The honeymoon continues. I love the camera and the lenses are performing well. I would NEVER go back to a camera without at least a tilting LCD screen. My used 35, 75 and 120 lenses didn't come with lens hoods so last night I made some from Edmund Scientific Flocking paper. Handy and they stuff back into the bag easily. Today I shot several images with very strong lighting just outside the frame and did not see any problems with flare (which I had seen previously with the 120 which surprised me as the front element is quite recessed). Anyway, problem fixed.
I took some images today with the 200 mm. lens at 1/6 second, some with the 2 second self timer, then later with the 12 second - the latter are sharp, the former definitely soft - so I need 12 seconds on the self timer for both the 200 and 300 mm. lenses - so now I know.
Several times today, rather than using live view magnified focus, move the magnified image to the extreme corner (slow), I simply turned live view off and checked focus with the view finder - turned out to work very well (I was focus blending so needed to find the near focus point which happened to be at the edges). This speaks well to the quality of the viewfinder.
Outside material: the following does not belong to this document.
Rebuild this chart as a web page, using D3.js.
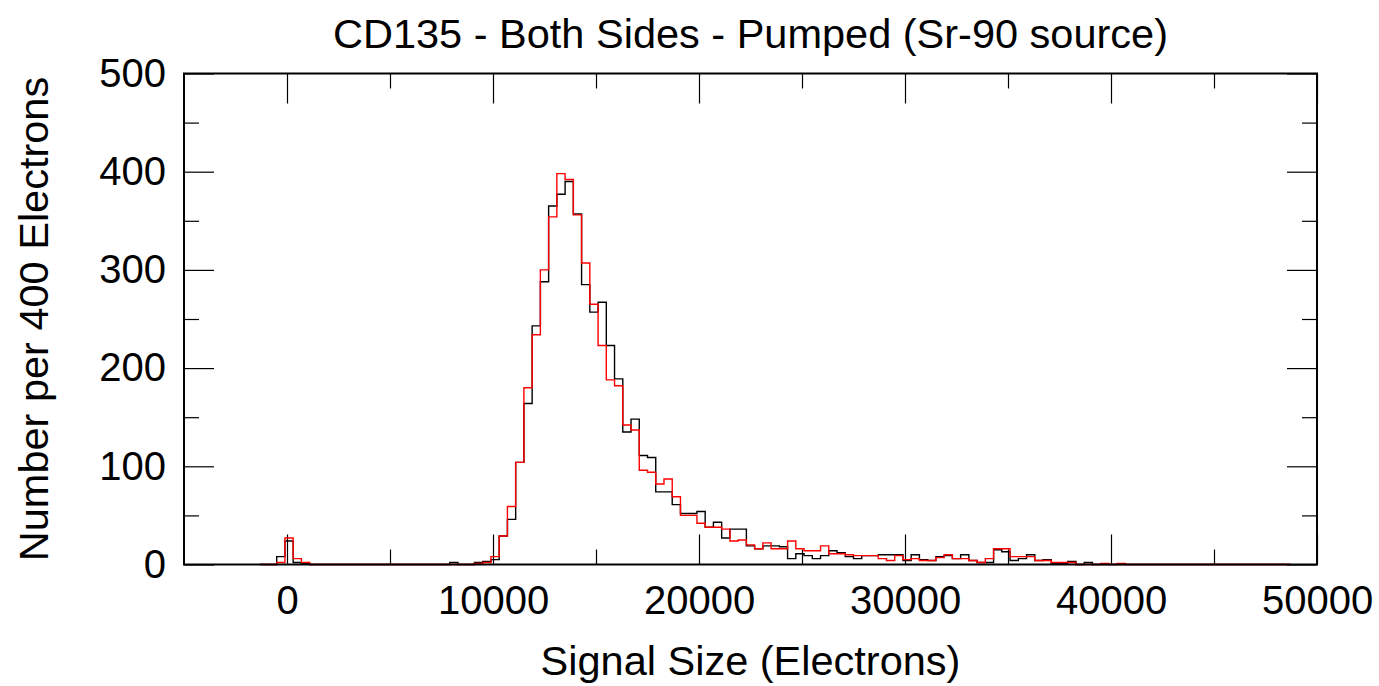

When the Sony A7r came out, there were concerns for image sharpness in a vertical format because of shutter shake - although I haven't done any formal testing, lots of images shot vertically have not shown any concerns on the Pentax 645z.
I've been doing a lot of lens swapping, guessing incorrectly on the focal length I needed. It's possible that zooms would have avoided this but my feeling is only to a modest degree and I'm happier to accept the quality of the fixed lenses. This is a bit of a surprise to me - I hadn't thought I'd be as comfortable without my zooms, but so far it's been a non-issue.
Both the 25 and 35 mm. lenses have some barrel distortion, but auto correction with the 25 and manual with the 35 has not been a problem.
I know I have said it before, but I love how robust the files are. I can correct for barrel distortion, rotate the image, fix horizontal and vertical perspective and rotate the image, all on top of focus blending and followed by Akvis Enhancer without the image falling apart and still able to make a tack sharp 30X40 print.
That's all that I ever hoped for and more.
Does the Pentax do anything that smaller cheaper cameras can't do - no - it's simply down to print size. If you don't routinely go above 13X19, there are many cameras that would suit better and be more versatile.
Even if the Nikon 810 came with a complete set of Zeiss Otis lenses (not that I could afford them, my Pentax lenses cost between $200 - $1000 exc. for the 25 mm. so that's 5X$4500 less for a set of lenses - that's a lot more than I paid for the Pentax and 25 mm. lens combined. And to not have a tilting LCD, and to have to put up with stop down live view focusing - NO WAY.